Wow, you're right. And MS were surprised that they didn't sell as many boxed editions as they thought? At that price, the only surprising thing is that they sold any! BTW, a quick cruise around various web sites reveals that it's even more expensive in many other countries, so MS shouldn't act so shocked when people pirate it, especially when the hardware it runs on can be had so cheaply nowadays.
"Similarly, the full Proffesional Edition cost more than most people think."
Yes, but it's a relative bargain at only $100 more than the cruddy Home Edition. I can't imagine why anybody would bother paying $199 for that when they can have Pro for an extra $100.
"In order to legaly put Windows on your Mac, you're going to need the full version of one of these products."
Indeed. The upgrade no doubt checks for the presence of a qualifying MS product, and these can't be installed on a Mac even if you happen to have a CD of (for example) Win98 lying around. Furthermore, the Mac's insistence on a version of XP with SP2 means that most of the older sealed boxed sets or OEM versions being sold on Amazon and EBay for well under $100 can't be used either.
"If Microsoft has significan't better pricing with Vista than with XP, this will be cheaper"
I doubt that this will be the case, as the full version of Windows-98 was pretty much the same price as XP Home, so it's likely that they'll continue this with Vista, although the Home Basic edition may be a little cheaper due to the fact that it has even less features than XP Home. Or rather, one can hope that this might be the case!
I'm not going to change your sheets again, Mr. Hastings.
It's like having all your funiture from a company that sells it all in what can become one, giant set
So apple is like IKEA??
And because Apple was the only one that sold PPC chips to the public, unlike Intel chips which were cloned (hence the terms IBM-compatible and Clone PC) and are made and sold by several different companies, Apple could choose what price they sold their chips at because they had no one to compete with. With Apple moving to Intel chips, it may become easier to "clone" Apples, in a sense (though I will admit that I'm not sure offhand how the licensing works with that now that they've switched).

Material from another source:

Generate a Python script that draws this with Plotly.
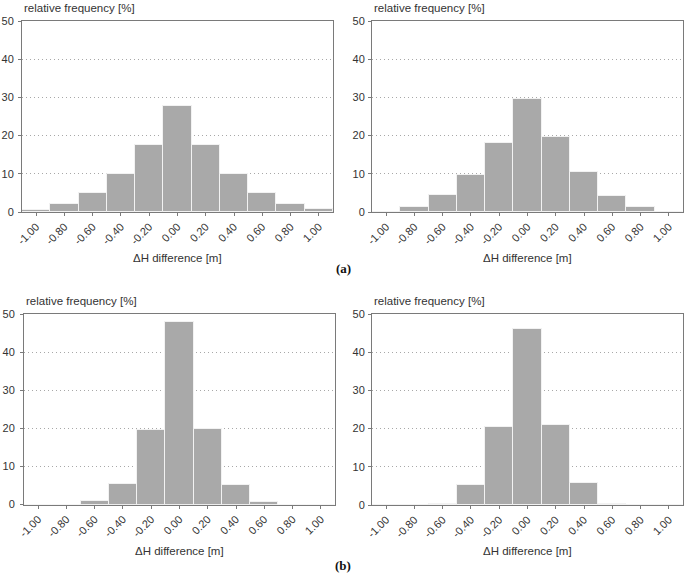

And if you're going to act all high-and-mighty, might you consider signing in instead of posting as an AC?
I've never seen anyone claim anything other than what you just said. That's the whole point: Macs are priced similarly to PCs, but there are no really cheap Macs because Apple doesn't compete in that segment.
Macs are priced similarly to PCs
1) Macs are PCs.
2) Macs are more expensive than the equivilant from a different PC manufacturor.
(I suggest doing a comparison with an Asus rather than dell - after all, they're made in the same factory)
There are shills on slashdot. Apparently, I'm one of them.
Look, what the hell is your point? This is utterly pointless. Yes, dear, I realize that Macs are "Personal Computers". I also realize that 99% of all people use the word "PC" to denominate what we used to call "IBM compatible PCs". Everyone understands what is meant when you say "Macs and PCs". Get over it.
Yes, for every Mac, you can probably find a PC that is cheaper with similar specs. The same applies to every PC. I said "Macs are priced similarly to PCs", not "You can't find a PC priced cheaper than a Mac". The point here is that you don't pay a huge premium for Macs anymore, compared to PCs. Macs aren't by definition more expensive than PCs. The canonical example is the Dell comparison simply because Dell offers cheap prices at acceptable (at least to some people) quality levels.